Krishna’s Auction Game Theory Explained


An auction is a transaction which places people in competition with one another over the purchase of a specific item. Bidders will create a personal valuation on the item in question, which is unknown to other bidders or the seller. A seller may also have a specific value that they want to receive from the item. Although there are different rules in place for different auction, the outcome is generally universal.

Auctions are used to sell or buy any item. Auctions also tend to be anonymous. Under Krishna’s auction game theory, the seller and bidders are also representatives of a mathematical game which requires strategic actions by each player involved so that someone must win and someone else must lose.

Who Are the Players in the Auction Game Theory?
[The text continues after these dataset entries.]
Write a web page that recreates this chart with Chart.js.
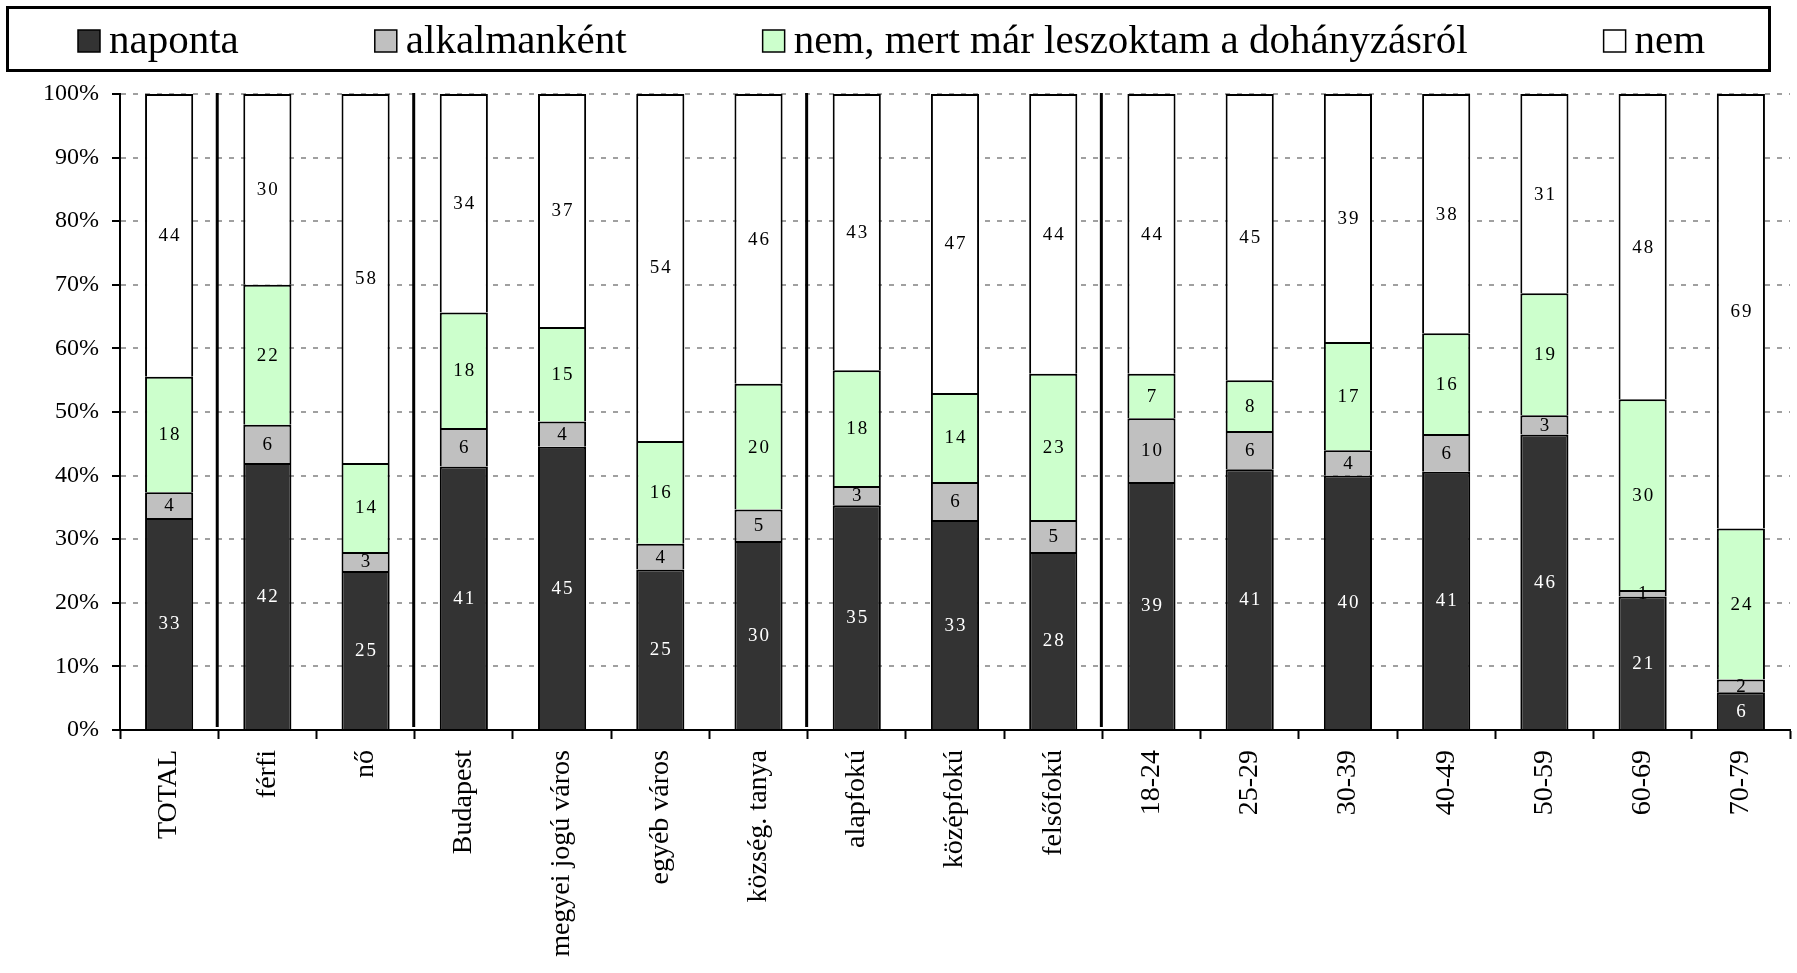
<!DOCTYPE html>
<html>
<head>
<meta charset="utf-8">
<script src="https://cdn.jsdelivr.net/npm/chart.js@4.4.1/dist/chart.umd.min.js"></script>
<style>
  html, body { margin: 0; padding: 0; background: #fff; }
  #wrap { width: 1797px; height: 973px; }
  canvas { display: block; }
</style>
</head>
<body>
<div id="wrap"><canvas id="smokeChart" width="1797" height="973"></canvas></div>
<script>
const categories = ['TOTAL', 'férfi', 'nő', 'Budapest', 'megyei jogú város', 'egyéb város', 'község. tanya',
  'alapfokú', 'középfokú', 'felsőfokú', '18-24', '25-29', '30-39', '40-49', '50-59', '60-69', '70-79'];

const naponta      = [33, 42, 25, 41, 45, 25, 30, 35, 33, 28, 39, 41, 40, 41, 46, 21, 6];
const alkalmankent = [4, 6, 3, 6, 4, 4, 5, 3, 6, 5, 10, 6, 4, 6, 3, 1, 2];
const leszokott    = [18, 22, 14, 18, 15, 16, 20, 18, 14, 23, 7, 8, 17, 16, 19, 30, 24];
const nem          = [44, 30, 58, 34, 37, 54, 46, 43, 47, 44, 44, 45, 39, 38, 31, 48, 69];

const seriesNames = ['naponta', 'alkalmanként', 'nem, mert már leszoktam a dohányzásról', 'nem'];
const yTickValues = [0, 10, 20, 30, 40, 50, 60, 70, 80, 90, 100];

// vertical separators go after these category indexes
const groupBreaks = [0, 2, 6, 9];

const FONT = '"Liberation Serif", "Times New Roman", serif';

// 100% stacked: each column is scaled to its own total
const raw = [naponta, alkalmankent, leszokott, nem];
const totals = categories.map((c, i) => raw.reduce((s, arr) => s + arr[i], 0));
const share = arr => arr.map((v, i) => v / totals[i] * 100);

const colors = ['#333333', '#c0c0c0', '#ccffcc', '#ffffff'];

const datasets = raw.map((arr, k) => ({
  label: seriesNames[k],
  data: share(arr),
  rawValues: arr,
  backgroundColor: colors[k],
  borderColor: '#000',
  borderWidth: 2,
  categoryPercentage: 1,
  barPercentage: 0.49
}));

const groupLines = {
  id: 'groupLines',
  beforeDatasetsDraw(chart) {
    const ctx = chart.ctx;
    const x = chart.scales.x;
    const area = chart.chartArea;
    ctx.save();
    ctx.strokeStyle = '#000';
    ctx.lineWidth = 3;
    groupBreaks.forEach(i => {
      const px = (x.getPixelForValue(i) + x.getPixelForValue(i + 1)) / 2 - 1;
      ctx.beginPath();
      ctx.moveTo(px, area.top - 1);
      ctx.lineTo(px, area.bottom - 3);
      ctx.stroke();
    });
    ctx.restore();
  }
};

const barLabels = {
  id: 'barLabels',
  afterDatasetsDraw(chart) {
    const ctx = chart.ctx;
    ctx.save();
    ctx.font = '19px ' + FONT;
    ctx.textAlign = 'center';
    ctx.textBaseline = 'middle';
    if ('letterSpacing' in ctx) ctx.letterSpacing = '2px';
    chart.data.datasets.forEach((ds, k) => {
      const meta = chart.getDatasetMeta(k);
      ctx.fillStyle = k === 0 ? '#ffffff' : '#000000';
      meta.data.forEach((bar, i) => {
        const cy = (bar.y + bar.base) / 2;
        ctx.fillText(String(ds.rawValues[i]), bar.x + 1, cy + 1);
      });
    });
    ctx.restore();
  }
};

const boxLegend = {
  id: 'boxLegend',
  afterDraw(chart) {
    const ctx = chart.ctx;
    ctx.save();
    ctx.strokeStyle = '#000';
    ctx.lineWidth = 3;
    ctx.strokeRect(7.5, 7.5, 1762, 63);
    ctx.font = '41px ' + FONT;
    ctx.textBaseline = 'alphabetic';
    let x = 78;
    chart.data.datasets.forEach(ds => {
      ctx.fillStyle = ds.backgroundColor;
      ctx.fillRect(x, 30, 22, 22);
      ctx.lineWidth = 1.5;
      ctx.strokeRect(x, 30, 22, 22);
      ctx.fillStyle = '#000';
      ctx.fillText(ds.label, x + 31, 53);
      x += 31 + ctx.measureText(ds.label).width + 136;
    });
    ctx.restore();
  }
};

const ctx = document.getElementById('smokeChart').getContext('2d');
new Chart(ctx, {
  type: 'bar',
  data: { labels: categories, datasets: datasets },
  options: {
    responsive: false,
    animation: false,
    layout: { padding: { top: 94, right: 7, left: 0, bottom: 0 } },
    plugins: {
      legend: { display: false },
      tooltip: { enabled: false }
    },
    scales: {
      x: {
        stacked: true,
        afterFit: s => { s.height = 243; },
        grid: {
          drawOnChartArea: false,
          drawTicks: true,
          tickLength: 9,
          tickColor: '#000',
          tickWidth: 2
        },
        border: { display: true, color: '#000', width: 2 },
        ticks: {
          autoSkip: false,
          minRotation: 90,
          maxRotation: 90,
          padding: 11,
          color: '#000',
          font: { family: FONT, size: 28 }
        }
      },
      y: {
        stacked: true,
        min: 0,
        max: 100,
        afterFit: s => { s.width = 120; },
        afterBuildTicks: s => { s.ticks = yTickValues.map(v => ({ value: v })); },
        grid: {
          color: '#a0a0a0',
          lineWidth: 2,
          tickLength: 8,
          tickColor: '#000',
          tickWidth: 2
        },
        border: { display: true, color: '#000', width: 2, dash: [5, 7] },
        ticks: {
          padding: 13,
          color: '#000',
          font: { family: FONT, size: 24 },
          callback: v => v + '%'
        }
      }
    }
  },
  plugins: [groupLines, barLabels, boxLegend]
});
</script>
</body>
</html>
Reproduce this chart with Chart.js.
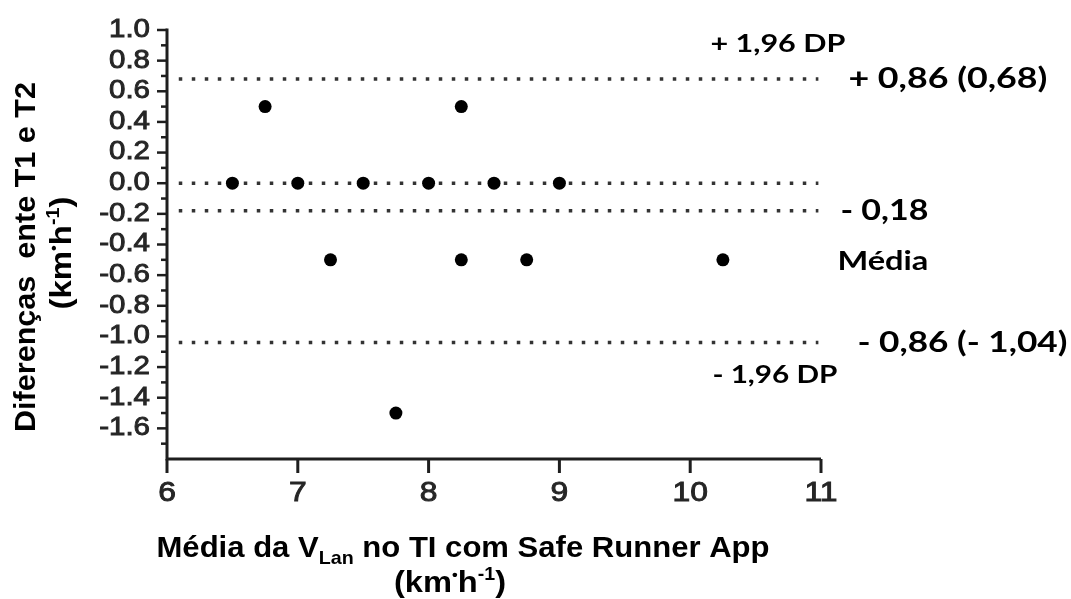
<!DOCTYPE html>
<html>
<head>
<meta charset="utf-8">
<script src="https://cdn.jsdelivr.net/npm/chart.js@4/dist/chart.umd.min.js"></script>
<style>
  html, body { margin: 0; padding: 0; background: #fff; }
  #wrap { width: 1071px; height: 599px; }
</style>
</head>
<body>
<div id="wrap"><canvas id="baChart" width="1071" height="599"></canvas></div>
<script>
// Bland-Altman: mean of the two trials vs difference T1 - T2
const meanSpeed = [6.5, 6.75, 7, 7.25, 7.5, 7.75, 8, 8.25, 8.25, 8.5, 8.75, 9, 10.25];
const diffSpeed = [0, 0.5, 0, -0.5, 0, -1.5, 0, 0.5, -0.5, 0, -0.5, 0, -0.5];
const zeroLevel = 0;
const upperLimit = 0.68;
const bias = -0.18;
const lowerLimit = -1.04;
const lineFrom = 6.09, lineTo = 10.98;
const xTickValues = [6, 7, 8, 9, 10, 11];
const yTickValues = [1.0, 0.8, 0.6, 0.4, 0.2, 0.0, -0.2, -0.4, -0.6, -0.8, -1.0, -1.2, -1.4, -1.6];

const SANS = '"Liberation Sans", Arial, sans-serif';
const NOTE = 'Lato, "Open Sans", sans-serif';

function refLine(level) {
  return {
    type: 'line',
    data: [{ x: lineFrom, y: level }, { x: lineTo, y: level }],
    borderColor: '#333',
    borderWidth: 3.5,
    borderDash: [3.5, 9.5],
    borderCapStyle: 'butt',
    pointRadius: 0,
    order: 2
  };
}

// draw a list of runs [{t, size, dy}] with optional horizontal fit
function drawRuns(ctx, runs, x, y, weight, family, width, align) {
  let total = 0;
  const ws = runs.map(r => {
    ctx.font = weight + ' ' + r.size + 'px ' + family;
    const w = ctx.measureText(r.t).width;
    total += w;
    return w;
  });
  const sx = width ? width / total : 1;
  ctx.save();
  ctx.translate(x, y);
  ctx.scale(sx, 1);
  let cx = align === 'center' ? -total / 2 : 0;
  runs.forEach((r, i) => {
    ctx.font = weight + ' ' + r.size + 'px ' + family;
    ctx.fillText(r.t, cx, r.dy || 0);
    cx += ws[i];
  });
  ctx.restore();
}

function tickText(ctx, txt, x, y, size, align) {
  ctx.save();
  ctx.font = size + 'px ' + SANS;
  ctx.translate(x, y);
  ctx.scale(1.18, 1);
  ctx.textAlign = align;
  ctx.lineWidth = 0.9;
  ctx.strokeStyle = '#262626';
  ctx.fillText(txt, 0, 0);
  ctx.strokeText(txt, 0, 0);
  ctx.restore();
}

const decorations = {
  id: 'decorations',
  afterDraw(chart) {
    const ctx = chart.ctx;
    const xs = chart.scales.x, ys = chart.scales.y;
    const a = chart.chartArea;
    ctx.save();
    ctx.strokeStyle = '#1e1e1e';
    ctx.lineWidth = 3;
    ctx.beginPath();
    ctx.moveTo(a.left, a.top - 1.5);
    ctx.lineTo(a.left, a.bottom + 1.5);
    ctx.moveTo(a.left - 1.5, a.bottom);
    ctx.lineTo(a.right, a.bottom);
    ctx.stroke();

    // y ticks, major every 0.2, minor every 0.1
    ctx.lineWidth = 2.5;
    for (let i = -17; i <= 10; i++) {
      const py = ys.getPixelForValue(i / 10);
      const len = i % 2 === 0 ? 10 : 6;
      ctx.beginPath();
      ctx.moveTo(a.left, py);
      ctx.lineTo(a.left - len, py);
      ctx.stroke();
    }
    // x ticks
    ctx.lineWidth = 3;
    xTickValues.forEach(v => {
      const px = xs.getPixelForValue(v);
      ctx.beginPath();
      ctx.moveTo(px, a.bottom);
      ctx.lineTo(px, a.bottom + 14);
      ctx.stroke();
    });

    // tick labels
    ctx.fillStyle = '#262626';
    ctx.textBaseline = 'middle';
    yTickValues.forEach(v => {
      tickText(ctx, v.toFixed(1), a.left - 17, ys.getPixelForValue(v), 25, 'right');
    });
    xTickValues.forEach(v => {
      tickText(ctx, String(v), xs.getPixelForValue(v), a.bottom + 35, 27, 'center');
    });

    // axis titles
    ctx.fillStyle = '#000';
    ctx.textBaseline = 'alphabetic';
    ctx.textAlign = 'left';
    drawRuns(ctx, [
      { t: 'Média da V', size: 30 },
      { t: 'Lan', size: 19, dy: 7 },
      { t: ' no TI com Safe Runner App', size: 30 }
    ], 463, 557, 'bold', SANS, 613, 'center');
    const unit = [
      { t: '(km', size: 30 },
      { t: '•', size: 15, dy: -12 },
      { t: 'h', size: 30 },
      { t: '-1', size: 18, dy: -12 },
      { t: ')', size: 30 }
    ];
    drawRuns(ctx, unit, 450, 592, 'bold', SANS, 112, 'center');

    ctx.save();
    ctx.translate(35, 257);
    ctx.rotate(-Math.PI / 2);
    drawRuns(ctx, [{ t: 'Diferenças  ente T1 e T2', size: 30 }], 0, 0, 'bold', SANS, 350, 'center');
    ctx.restore();
    ctx.save();
    ctx.translate(71, 253);
    ctx.rotate(-Math.PI / 2);
    drawRuns(ctx, unit, 0, 0, 'bold', SANS, 113, 'center');
    ctx.restore();

    // limit annotations
    const endX = xs.getPixelForValue(lineTo);
    drawRuns(ctx, [{ t: '+ 1,96 DP', size: 24 }], endX - 108, ys.getPixelForValue(upperLimit) - 27, 'bold', NOTE, 135);
    drawRuns(ctx, [{ t: '+ 0,86 (0,68)', size: 28 }], endX + 30, ys.getPixelForValue(upperLimit) + 9, 'bold', NOTE, 199);
    drawRuns(ctx, [{ t: '- 0,18', size: 28 }], endX + 22, ys.getPixelForValue(bias) + 9, 'bold', NOTE, 88);
    drawRuns(ctx, [{ t: 'Média', size: 26 }], endX + 19, ys.getPixelForValue(bias) + 59, 'bold', NOTE, 91);
    drawRuns(ctx, [{ t: '- 0,86 (- 1,04)', size: 28 }], endX + 39, ys.getPixelForValue(lowerLimit) + 9, 'bold', NOTE, 210);
    drawRuns(ctx, [{ t: '- 1,96 DP', size: 24 }], endX - 106, ys.getPixelForValue(lowerLimit) + 40, 'bold', NOTE, 125);
    ctx.restore();
  }
};

const ctx = document.getElementById('baChart').getContext('2d');
new Chart(ctx, {
  type: 'scatter',
  data: {
    datasets: [
      {
        label: 'diferenças',
        data: meanSpeed.map((x, i) => ({ x: x, y: diffSpeed[i] })),
        backgroundColor: '#000',
        borderColor: '#000',
        pointRadius: 6.5,
        borderWidth: 0,
        order: 1
      },
      refLine(upperLimit),
      refLine(zeroLevel),
      refLine(bias),
      refLine(lowerLimit)
    ]
  },
  options: {
    responsive: false,
    animation: false,
    layout: { padding: { left: 0, right: 250, top: 30, bottom: 0 } },
    plugins: { legend: { display: false }, tooltip: { enabled: false } },
    scales: {
      x: {
        type: 'linear', min: 6, max: 11,
        afterBuildTicks: s => { s.ticks = xTickValues.map(v => ({ value: v })); },
        afterFit: s => { s.height = 140; },
        ticks: { display: false },
        grid: { display: false, drawTicks: false },
        border: { display: false }
      },
      y: {
        type: 'linear', min: -1.8, max: 1.0,
        afterBuildTicks: s => { s.ticks = yTickValues.map(v => ({ value: v })); },
        afterFit: s => { s.width = 167; },
        ticks: { display: false },
        grid: { display: false, drawTicks: false },
        border: { display: false }
      }
    }
  },
  plugins: [decorations]
});
</script>
</body>
</html>
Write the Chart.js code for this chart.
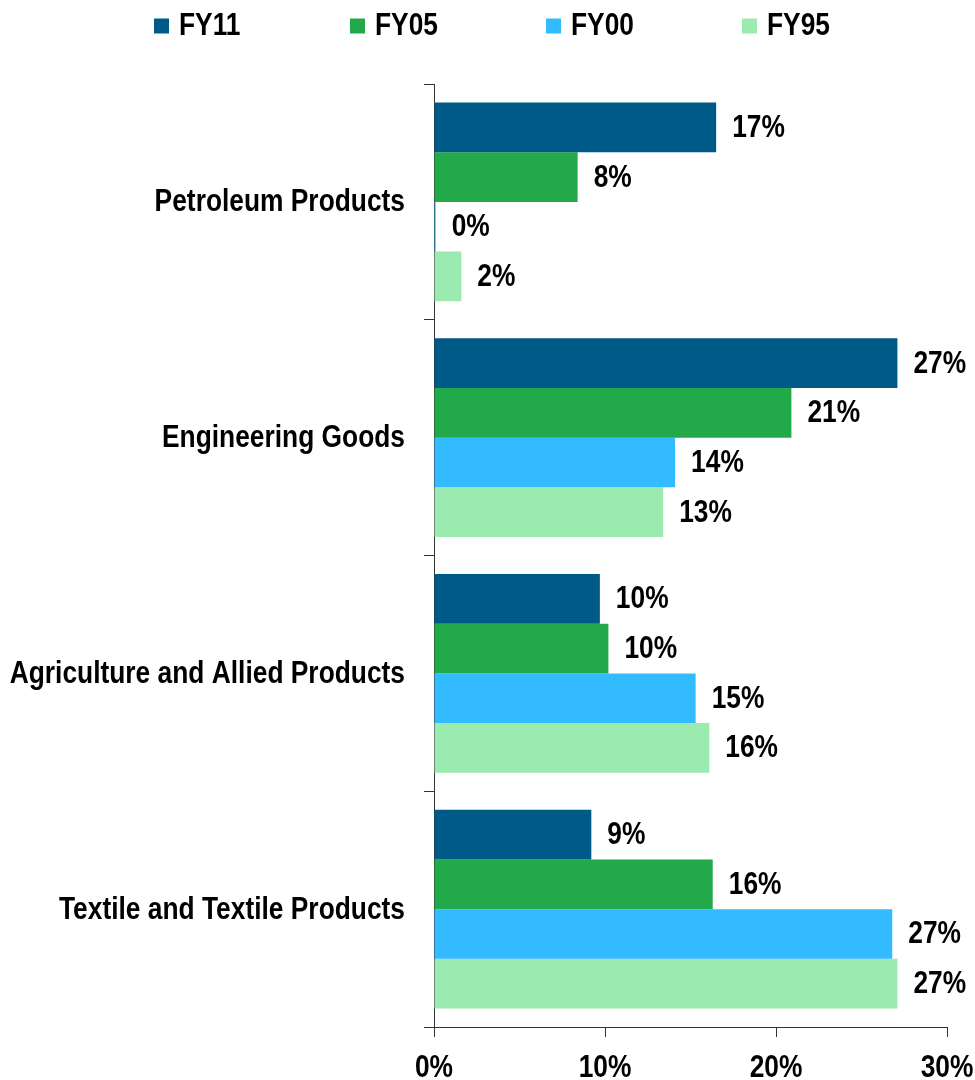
<!DOCTYPE html>
<html>
<head>
<meta charset="utf-8">
<title>Export share by product group</title>
<script src="https://cdn.jsdelivr.net/npm/chart.js@4/dist/chart.umd.min.js"></script>
<style>
  html, body { margin: 0; padding: 0; background: #ffffff; }
  #wrap { width: 975px; height: 1080px; position: relative; }
</style>
</head>
<body>
<div id="wrap"><canvas id="chart"></canvas></div>
<script>
// Product groups, top to bottom
const categories = [
  'Petroleum Products',
  'Engineering Goods',
  'Agriculture and Allied Products',
  'Textile and Textile Products'
];

// Share of exports (%) per fiscal year
const fy11 = [16.5, 27.1, 9.7, 9.2];
const fy05 = [8.4, 20.9, 10.2, 16.3];
const fy00 = [0.1, 14.1, 15.3, 26.8];
const fy95 = [1.6, 13.4, 16.1, 27.1];

const seriesNames = ['FY11', 'FY05', 'FY00', 'FY95'];
const seriesColors = ['#005A87', '#22AA4A', '#33BBFF', '#9BEAB0'];

const xTicks = [0, 10, 20, 30];

// Bold sans squeezed horizontally to get a narrow face
const FONT = "bold 31px 'Liberation Sans', Arial, sans-serif";
const NARROW = 0.85;

function drawNarrow(ctx, text, x, y, align, baseline) {
  ctx.save();
  ctx.translate(x, y);
  ctx.scale(NARROW, 1);
  ctx.font = FONT;
  ctx.fillStyle = '#000000';
  ctx.textAlign = align;
  ctx.textBaseline = baseline;
  ctx.fillText(text, 0, 0);
  ctx.restore();
}

const seriesValues = [fy11, fy05, fy00, fy95];
const datasets = seriesNames.map((name, i) => ({
  label: name,
  data: seriesValues[i],
  backgroundColor: seriesColors[i],
  borderWidth: 0,
  barPercentage: 1.0,
  categoryPercentage: 0.842
}));

// Percent labels just past the end of each bar
const valueLabels = {
  id: 'valueLabels',
  afterDatasetsDraw(chart) {
    const ctx = chart.ctx;
    chart.data.datasets.forEach((ds, di) => {
      const meta = chart.getDatasetMeta(di);
      meta.data.forEach((bar, j) => {
        drawNarrow(ctx, Math.round(ds.data[j]) + '%', bar.x + 16, bar.y + 1, 'left', 'middle');
      });
    });
  }
};

// Axis labels in the narrow face
const axisLabels = {
  id: 'axisLabels',
  afterDraw(chart) {
    const ctx = chart.ctx;
    const xs = chart.scales.x;
    const ys = chart.scales.y;
    xTicks.forEach(v => {
      drawNarrow(ctx, v + '%', xs.getPixelForValue(v), 1077, 'center', 'alphabetic');
    });
    categories.forEach((c, i) => {
      drawNarrow(ctx, c, ys.left + ys.width - 29, ys.getPixelForValue(i) + 1, 'right', 'middle');
    });
  }
};

// Legend row across the top
const topLegend = {
  id: 'topLegend',
  afterDraw(chart) {
    const ctx = chart.ctx;
    const slot = 196;
    const startX = 154;
    const cy = 26;
    const box = 15;
    chart.data.datasets.forEach((ds, i) => {
      const x = startX + i * slot;
      ctx.fillStyle = ds.backgroundColor;
      ctx.fillRect(x, cy - box / 2, box, box);
      drawNarrow(ctx, ds.label, x + box + 10, cy, 'left', 'middle');
    });
  }
};

new Chart(document.getElementById('chart'), {
  type: 'bar',
  data: { labels: categories, datasets },
  plugins: [valueLabels, axisLabels, topLegend],
  options: {
    indexAxis: 'y',
    responsive: true,
    maintainAspectRatio: false,
    animation: false,
    layout: { padding: { top: 84, right: 28, bottom: 0, left: 0 } },
    plugins: {
      legend: { display: false },
      tooltip: { enabled: false }
    },
    scales: {
      x: {
        min: 0,
        max: 30,
        afterBuildTicks(scale) {
          scale.ticks = xTicks.map(v => ({ value: v }));
        },
        afterFit(scale) { scale.height = 53; },
        border: { display: true, color: '#333333', width: 1 },
        grid: {
          drawOnChartArea: false,
          drawTicks: true,
          tickLength: 10,
          color: '#333333'
        },
        ticks: { display: false }
      },
      y: {
        afterFit(scale) { scale.width = 434; },
        border: { display: true, color: '#333333', width: 1 },
        grid: {
          drawOnChartArea: false,
          drawTicks: true,
          tickLength: 10,
          color: '#333333'
        },
        ticks: { display: false }
      }
    }
  }
});
</script>
</body>
</html>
In most circumstances, the players in the auction game theory are the buyers and the sellers. The first actions that are taken in the auction will be the installation of a reservation price and a set of bid functions. Each bid function can them map the value of the player or the cost to the seller within the context of a bid prices. Then, evaluating the balance of profit and loss between the strategic actions of all parties playing the game, a final winner can be declared.

There are two game theory models that can apply to this type of transaction.

1. Private Value Model.
In this auction game theory model, each bidder assumes that every other competing bidder has given an item a private value to the item in question that is random. The bidder who intends to win must then determine the range of values that other bidders have and be willing to exceed it. Each bidder assigns an individualized value to the item.

2. Common Value Model.
In this auction game theory model, the bidder assigns a value to the item being purchased that is based on an accurate valuation. Every other bidder is assigning the same value in their estimates as well. Instead of having independent value, there is a common value assigned.

There is a third model, sometimes called the Affiliated Values Model, which combines components of private and common value. The strategy of the bidder in this additional model would depend on private signals and common values to determine a comfortable final purchase price.

The Winner’s Curse in Auction Game Theory

When the common value model is used during an auction, each bidder is basing their game play on their own personal estimates of the common value of the item. This means the winner of the auction is going to be the individual who had the highest overall value estimate for the item in question.

The results of the auction show that those who were also bidding on the same item had a lower value estimate. This means the winner is left with the impression that they paid more than necessary to obtain the item in question.

Yet the winner’s curse doesn’t apply elsewhere because bidding strategies and individualized values take precedence over a common estimated value. This is why someone can feel like they got a great deal when they purchase a rare automobile for $5 million, yet the bidder next to them feels like they were smart by stopping their bidding at $1 million.

Classifications and Auction Game Theory

There will always be independent variables to any game that is being played, especially within the context of an auction. Some bidders are going to be very averse to risk, only bidding an amount that they feel will give them the highest probability of obtaining what they want. This allows them to place what they feel is a reasonable bid that limits their risk.

Sellers can also change the terms of the game by changing how the auction transaction takes place. Instead of one final selling point, a seller could incorporate royalties, incentive payments, or production costs into the price function to pad their bottom line. This would change the common value perspective, forcing bidders to potentially pay more for at item even though it has a lower perceived value.

Some classifications separate bidders into two different groups based on their personal context. A dealer, for example, might pay less for an antique item than a collector would pay, so the seller would want to promote their item to the demographic that they feel will pay the most for what they have.

Krishna’s auction game theory looks at economics in this frame. Every purchase we make is essentially an auction where we’ve assigned a specific value to the item.